We demand that all members of Parliament defeat all the new ‘anti-crime’ bills proposed by the Conservatives, conscious of the fact that this tactic of fighting crime has proven unsuccessful in America. We demand that the government scrap Bill S-10, focus on harm reduction programs, and begin treating drug use as a health matter, not a criminal matter. We further demand an increase in harm reduction services, and adequate health service, in prisons. We demand the decriminalization of sex work. We wish to see policy alternatives proposed; to see an end to overcrowding in prisons by decreasing incarceration as a strategy; to see the development of education and training programs for those incarcerated to develop tools and strategies for living post-incarceration.

Though the numbers continue to fluctuate, this expansion has an estimated 5 billion dollar price tag per year, and will total a 9 billion dollar expenditure before it’s finished. The Conservative government refuses to listen to reason and look at the facts laid out before them.  Community organizers like us, who witness the over-incarceration and criminalization of many communities in this city, are vehemently opposed to increasing prisons and the continuation of the prison industrial complex. Instead of developing programs that work through a restorative justice model, that consider alternatives in incarceration (which are also less costly), the Conservative government wants to put more and more people in prisons, at a cost of anywhere from $88,000- $250,000 per prisoner every year.
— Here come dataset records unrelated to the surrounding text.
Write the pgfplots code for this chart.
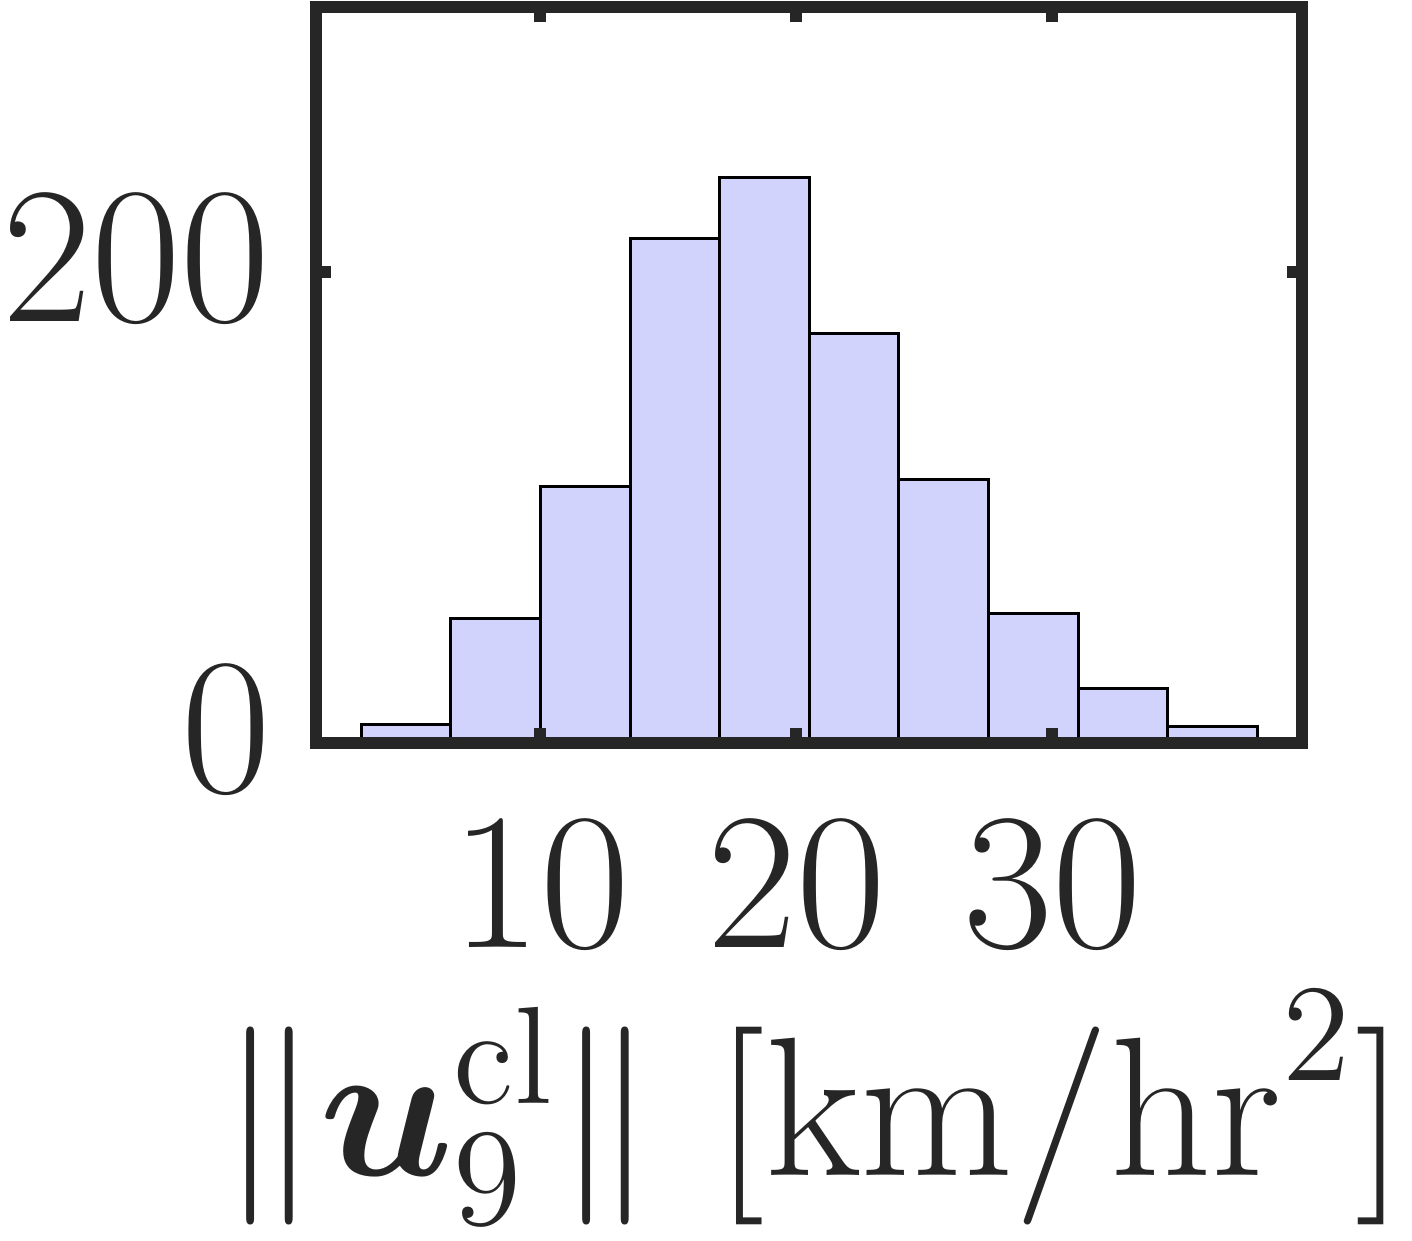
\RequirePackage{fix-cm}
\documentclass[border=0pt]{standalone}
\usepackage{bm}
\usepackage{pgfplots}
\pgfplotsset{compat=1.18}
\DeclareMathSizes{19.5}{19.5}{13.3}{9.75}
\definecolor{axgray}{RGB}{38,38,38}
\definecolor{barfill}{RGB}{209,211,252}
\begin{document}
\begin{tikzpicture}
\path[use as bounding box] (-31.65pt,-49.7pt) rectangle (109.55pt,74.3pt);
\begin{axis}[
  at={(0,0)}, anchor=south west,
  scale only axis, width=98.55pt, height=73.65pt,
  xmin=1.25, xmax=39.75, ymin=0, ymax=312.7,
  axis on top,
  axis line style={axgray, line width=1.2pt},
  every tick/.style={axgray, line width=1.2pt},
  major tick length=1.5pt,
  tick align=inside,
  xtick={10,20,30}, ytick={0,200},
  ticklabel style={font=\fontsize{19.5}{23}\selectfont, text=axgray, inner sep=0pt},
  yticklabel style={xshift=-4.4pt, yshift=1.35pt},
  xticklabel style={yshift=-7.7pt},
  xlabel={$\|\bm{u}_9^{\mathrm{cl}}\|\ [\mathrm{km/hr}^2]$},
  xlabel style={at={(axis description cs:0.5,0)}, anchor=base, yshift=-43.2pt, xshift=0.3pt, inner sep=0pt, font=\fontsize{19.8}{23}\selectfont, text=axgray},
]
\addplot[ybar interval, fill=barfill, draw=black, line width=0.3pt] coordinates {
(3,8) (6.5,53) (10,109) (13.5,214) (17,240) (20.5,174) (24,112) (27.5,55) (31,23) (34.5,7) (38,0)
};
\end{axis}
\end{tikzpicture}
\end{document}
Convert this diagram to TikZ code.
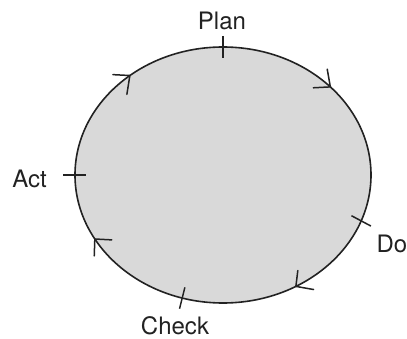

This tougher approach to crime adopted by the Conservatives is akin to that taken up by America in recent years, which led to overcrowding in prisons and a recent repealing of this approach, due to its obvious failure. Their planned prison expansion will be met by our anger and protest over an obvious misuse of public funds and a continuation of the historical and institutional oppression of marginalized communities through police violence, criminalization and over-incarceration. In Canada, people from Indigenous and racialized communities are the most targeted and over-incarcerated group in the prison industrial complex. The growth of prisons will only see an increase in the discrimination, policing and imprisonment of members of these communities. Additionally, queer and trans communities, the poor and homeless, drug-users, non-status people, sex workers, people living with HIV/AIDS and those with disabilities and mental health issues are targets for police violence, mistreatment and repression. They face a heightened risk of incarceration as well. The planned prison expansion will have serious consequences for many communities and people in our city.

As the Conservative government continues to push their ‘tough on crime’ agenda and while the debate continues over Bill S-10 in Parliament, the communities of Toronto, in conjunction with other cities, will not remain silent. We are here to voice our outrage and disgust at the Conservative agenda! We will not accept an agenda that will spend billions of dollars over the next few years on the expansion of prisons, diverting these funds from services like health care, education and social assistance, which are facing drastic and devastating cuts in the wake of a recession and brutal austerity measures.

BUILD HOMES, NOT PRISONS! FUND SOCIAL SERVICES, NOT PRISONS!